Again, the way forward for leaders is to make it clear to entire teams that switching off is expected, encouraged, even required. If your company culture rewards presenteeism, conspicuous hustling, and a work-first-everything-else-last mentality, even informally, it's your responsibility to change it.
People respond to incentives. If your company's KPIs are skewed toward hours worked, contacts made, or other volume-based input metrics, that's what your staff will optimize for—at the expense of not only their own well-being, but even the far more crucial outcomes that your business really needs to thrive.
First and foremost, that rules out intrusive, superficial software that monitors basic activity like keystrokes and mouse usage. They don't tell you what you really need to know to measure productivity and give constructive employee feedback, and they destroy trust along the way.
Also, letting go of a fixation on long hours gives everyone an incentive to get their work done efficiently. Do you really want to incentivize people to stretch their workload out just to look busy for 60 hours a week when they could get it all done in 35?
An emphasis on outcomes relieves the employee of stress over essentially meaningless metrics, and confusion over how to spend their time. It sets them free to focus their efforts on what really matters to the company's success: their work.
Traditionally, workload management has been seen as an operations or resourcing problem. Now we understand that it's vital to the employee experience, too. And that means it's vital to the health of your entire team.
It's not only essential that you know who is doing what and how much, it's easier than ever. Today's virtual workplace tools give managers far deeper insight into work engagement than ever before. By combining that people work data with AI and machine learning, you can anticipate who is in danger of employee burnout before they start struggling.
Busy times are inevitable in any thriving business. Some positions inherently demand a lot of the people who hold them. Stress is a factor in every workplace.
The question is, do these employees also have time to recover? If you shrug and assume that the natural ebb and flow of work will leave room for recovery, you're running a serious burnout risk. Recovery time should be built into your workflow at every scale, from breaks between meetings throughout every day to vacation time after finishing big projects.
Make clear to your teams that recovery time is not just a nice thing to do, it's absolutely essential to preventing job burnout. Even James Bond was ordered to take leave after every mission. The world won't fall apart if your employees do the same.
Even in the most relentless work environment, people need moments when they can look back and feel like they've accomplished something.
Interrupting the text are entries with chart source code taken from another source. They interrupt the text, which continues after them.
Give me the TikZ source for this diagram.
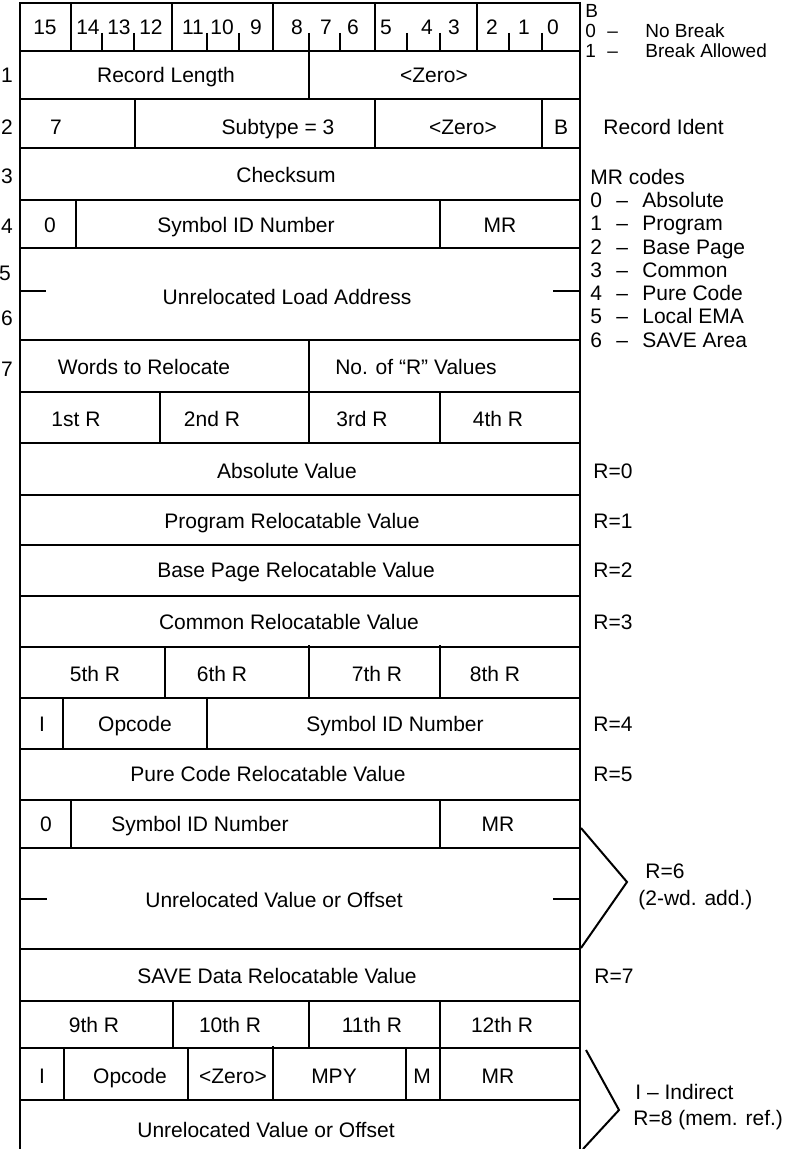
\documentclass[tikz,border=0pt]{standalone}
\usepackage{fontspec}
\setmainfont{Liberation Sans}
\tikzstyle{every node}=[inner sep=0pt, text height=7.5pt, text depth=0pt,
  font=\fontsize{10.5}{12}\selectfont]
\tikzstyle{note}=[anchor=west]
\tikzstyle{small note}=[anchor=west, text height=6.8pt, font=\fontsize{9.5}{11}\selectfont]
\tikzstyle{hline}=[line width=1.2pt]
\tikzstyle{vline}=[line width=1pt]
\newcommand{\brk}[2]{\makebox[11pt][l]{#1}\makebox[19pt][l]{--}#2}
\newcommand{\mrc}[2]{\makebox[13pt][l]{#1}\makebox[13pt][l]{--}#2}

\begin{document}
\begin{tikzpicture}[x=0.5pt,y=-0.5pt]
      \useasboundingbox (0,0) rectangle (784,1149);
      \draw[hline] (20,1149) -- (20,3) -- (580,3) -- (580,1149);
      \draw[hline] (20,51) -- (580,51);
      \draw[hline] (20,99) -- (580,99);
      \draw[hline] (20,148) -- (580,148);
      \draw[hline] (20,200) -- (580,200);
      \draw[hline] (20,248) -- (580,248);
      \draw[hline] (20,340) -- (580,340);
      \draw[hline] (20,392) -- (580,392);
      \draw[hline] (20,443) -- (580,443);
      \draw[hline] (20,495) -- (580,495);
      \draw[hline] (20,545) -- (580,545);
      \draw[hline] (20,596) -- (580,596);
      \draw[hline] (20,647) -- (580,647);
      \draw[hline] (20,698) -- (580,698);
      \draw[hline] (20,749) -- (580,749);
      \draw[hline] (20,800) -- (580,800);
      \draw[hline] (20,848) -- (580,848);
      \draw[hline] (20,949) -- (580,949);
      \draw[hline] (20,1001) -- (580,1001);
      \draw[hline] (20,1048) -- (580,1048);
      \draw[hline] (20,1100) -- (580,1100);

      \draw[vline] (71,3) -- (71,51) (172,3) -- (172,51) (273,3) -- (273,51)
                   (375,3) -- (375,51) (477,3) -- (477,51);
      \draw[vline] (102,33) -- (102,51) (134,33) -- (134,51) (207,33) -- (207,51)
                   (239,33) -- (239,51) (340,33) -- (340,51) (407,33) -- (407,51)
                   (440,33) -- (440,51) (509,33) -- (509,51) (542,33) -- (542,51);
      \draw[vline] (309,33) -- (309,99);
      \draw[vline] (135,99) -- (135,148) (375,99) -- (375,148) (542,99) -- (542,148);
      \draw[vline] (76,200) -- (76,248) (440,200) -- (440,248);
      \draw[vline] (20,291) -- (46,291) (553,291) -- (580,291);
      \draw[vline] (309,340) -- (309,443) (160,392) -- (160,443) (440,392) -- (440,443);
      \draw[vline] (165,647) -- (165,698) (309,645) -- (309,698) (440,645) -- (440,698);
      \draw[vline] (63,698) -- (63,749) (207,698) -- (207,749);
      \draw[vline] (71,800) -- (71,848) (440,800) -- (440,848);
      \draw[vline] (20,899) -- (47,899) (553,899) -- (580,899);
      \draw[vline] (173,1001) -- (173,1048) (309,1001) -- (309,1048) (440,1001) -- (440,1048);
      \draw[vline] (64,1048) -- (64,1100) (188,1048) -- (188,1100) (273,1046) -- (273,1100)
                   (406,1048) -- (406,1100) (440,1048) -- (440,1100);

      \node (b15) at (45,27) {15};
      \node (b14) at (88,27) {14};
      \node (b13) at (119,27) {13};
      \node (b12) at (151,27) {12};
      \node (b11) at (193,27) {11};
      \node (b10) at (222,27) {10};
      \node (b9) at (256,27) {9};
      \node (b8) at (297,27) {8};
      \node (b7) at (326,27) {7};
      \node (b6) at (353,27) {6};
      \node (b5) at (386,27) {5};
      \node (b4) at (427,27) {4};
      \node (b3) at (454,27) {3};
      \node (b2) at (492,27) {2};
      \node (b1) at (524,27) {1};
      \node (b0) at (553,27) {0};

      \node (rn1) at (7,75) {1};
      \node (rn2) at (7,127) {2};
      \node (rn3) at (7,176) {3};
      \node (rn4) at (7,226) {4};
      \node (rn5) at (5,273) {5};
      \node (rn6) at (7,318) {6};
      \node (rn7) at (7,369) {7};

      \node (reclen) at (166,75) {Record Length};
      \node (zeroa) at (434,75) {<Zero>};
      \node (ident) at (56,127) {7};
      \node (subtype) at (278,127) {Subtype = 3};
      \node (zerob) at (463,127) {<Zero>};
      \node (brkbit) at (561,127) {B};
      \node (chksum) at (286,175) {Checksum};
      \node (signa) at (50,225) {0};
      \node (symida) at (246,225) {Symbol ID Number};
      \node (mra) at (500,225) {MR};
      \node (loadadr) at (287,297) {Unrelocated Load Address};
      \node (words) at (144,367) {Words to Relocate};
      \node (nrval) at (416,367) {No. of “R” Values};
      \node (r1) at (76,419) {1st R};
      \node (r2) at (212,419) {2nd R};
      \node (r3) at (362,419) {3rd R};
      \node (r4) at (498,419) {4th R};
      \node (absval) at (287,471) {Absolute Value};
      \node (progval) at (292,521) {Program Relocatable Value};
      \node (bpval) at (296,570) {Base Page Relocatable Value};
      \node (comval) at (289,622) {Common Relocatable Value};
      \node (r5) at (95,674) {5th R};
      \node (r6) at (222,674) {6th R};
      \node (r7) at (377,674) {7th R};
      \node (r8) at (495,674) {8th R};
      \node (inda) at (42,724) {I};
      \node (opca) at (135,724) {Opcode};
      \node (symidb) at (395,724) {Symbol ID Number};
      \node (pcval) at (268,774) {Pure Code Relocatable Value};
      \node (signb) at (46,824) {0};
      \node (symidc) at (200,824) {Symbol ID Number};
      \node (mrb) at (498,824) {MR};
      \node (offa) at (274,900) {Unrelocated Value or Offset};
      \node (saveval) at (277,976) {SAVE Data Relocatable Value};
      \node (r9) at (94,1025) {9th R};
      \node (r10) at (230,1025) {10th R};
      \node (r11) at (372,1025) {11th R};
      \node (r12) at (502,1025) {12th R};
      \node (indb) at (42,1076) {I};
      \node (opcb) at (130,1076) {Opcode};
      \node (zeroc) at (233,1076) {<Zero>};
      \node (mpy) at (334,1076) {MPY};
      \node (mbit) at (422,1076) {M};
      \node (mrc) at (498,1076) {MR};
      \node (offb) at (266,1130) {Unrelocated Value or Offset};

      \node[small note] (bhead) at (585,11) {B};
      \node[small note] (bno) at (585,31) {\brk{0}{No Break}};
      \node[small note] (byes) at (585,51) {\brk{1}{Break Allowed}};
      \node[note] (recid) at (603,127) {Record Ident};
      \node[note] (mrhead) at (590,177) {MR codes};
      \node[note] (mr0) at (590,200) {\mrc{0}{Absolute}};
      \node[note] (mr1) at (590,223) {\mrc{1}{Program}};
      \node[note] (mr2) at (590,247) {\mrc{2}{Base Page}};
      \node[note] (mr3) at (590,270) {\mrc{3}{Common}};
      \node[note] (mr4) at (590,293) {\mrc{4}{Pure Code}};
      \node[note] (mr5) at (590,316) {\mrc{5}{Local EMA}};
      \node[note] (mr6) at (590,340) {\mrc{6}{SAVE Area}};
      \node[note] (rz0) at (593,471) {R=0};
      \node[note] (rz1) at (593,521) {R=1};
      \node[note] (rz2) at (593,570) {R=2};
      \node[note] (rz3) at (593,622) {R=3};
      \node[note] (rz4) at (593,724) {R=4};
      \node[note] (rz5) at (593,774) {R=5};
      \node[note] (rz6) at (645,871) {R=6};
      \node[note] (twowd) at (638,898) {(2-wd. add.)};
      \node[note] (rz7) at (594,976) {R=7};
      \node[note] (indir) at (635,1092) {I -- Indirect};
      \node[note] (rz8) at (633,1118) {R=8 (mem. ref.)};

      \coordinate (ta) at (581,828);
      \coordinate (tb) at (581,948);
      \coordinate (tc) at (586,1050);
      \coordinate (td) at (583,1149);
      \draw[vline] (ta) -- (627,882) -- (tb);
      \draw[vline] (tc) -- (619,1110) -- (td);
    \end{tikzpicture}
\end{document}
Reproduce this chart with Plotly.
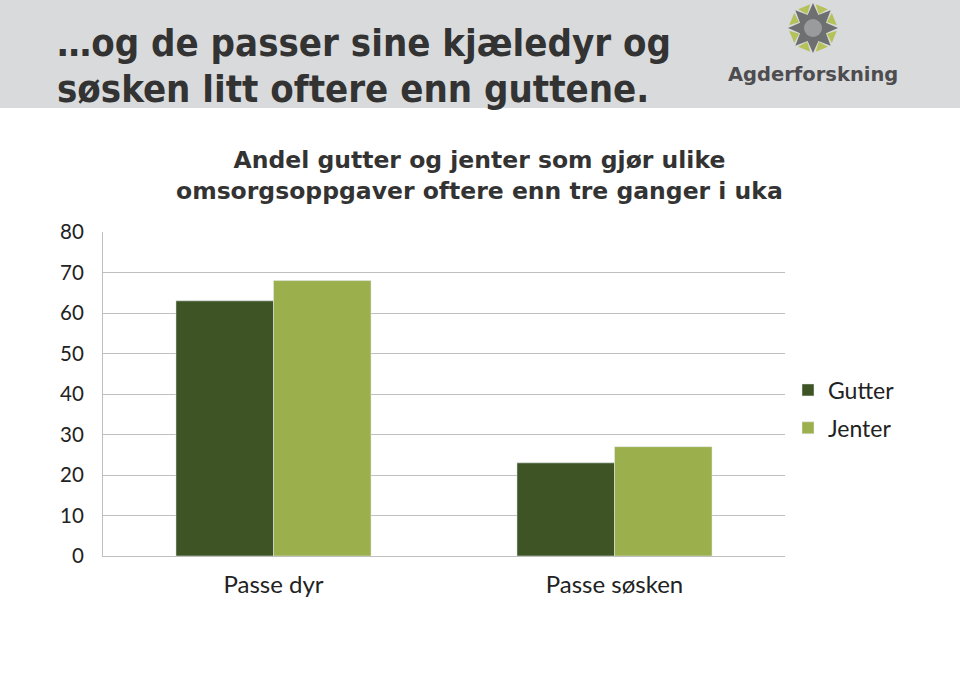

More importantly, they need to feel like there are times when it's OK to leave their responsibilities and tasks for a while. Otherwise, they'll be prey for feelings of frustration that "work never ends" and doubt that their hard work has been worth it.
If your business model has these moments built in, make sure your workflow builds in some space around them, as discussed in the point about recovery time above. If there are no natural break points and downtimes in your industry, make some up. Get creative about how to communicate to employees that they've accomplished something meaningful, and support them in switching off.
By the time your most enthusiastic, highly engaged employees start dreading coming to work instead, it may be too late. But by watching out for these warning signs and offering empathy and support, leaders can head off employee burnout and have a positive impact on their staff's mental health. Employee engagement should be a force for good. It's up to leaders to make sure it is.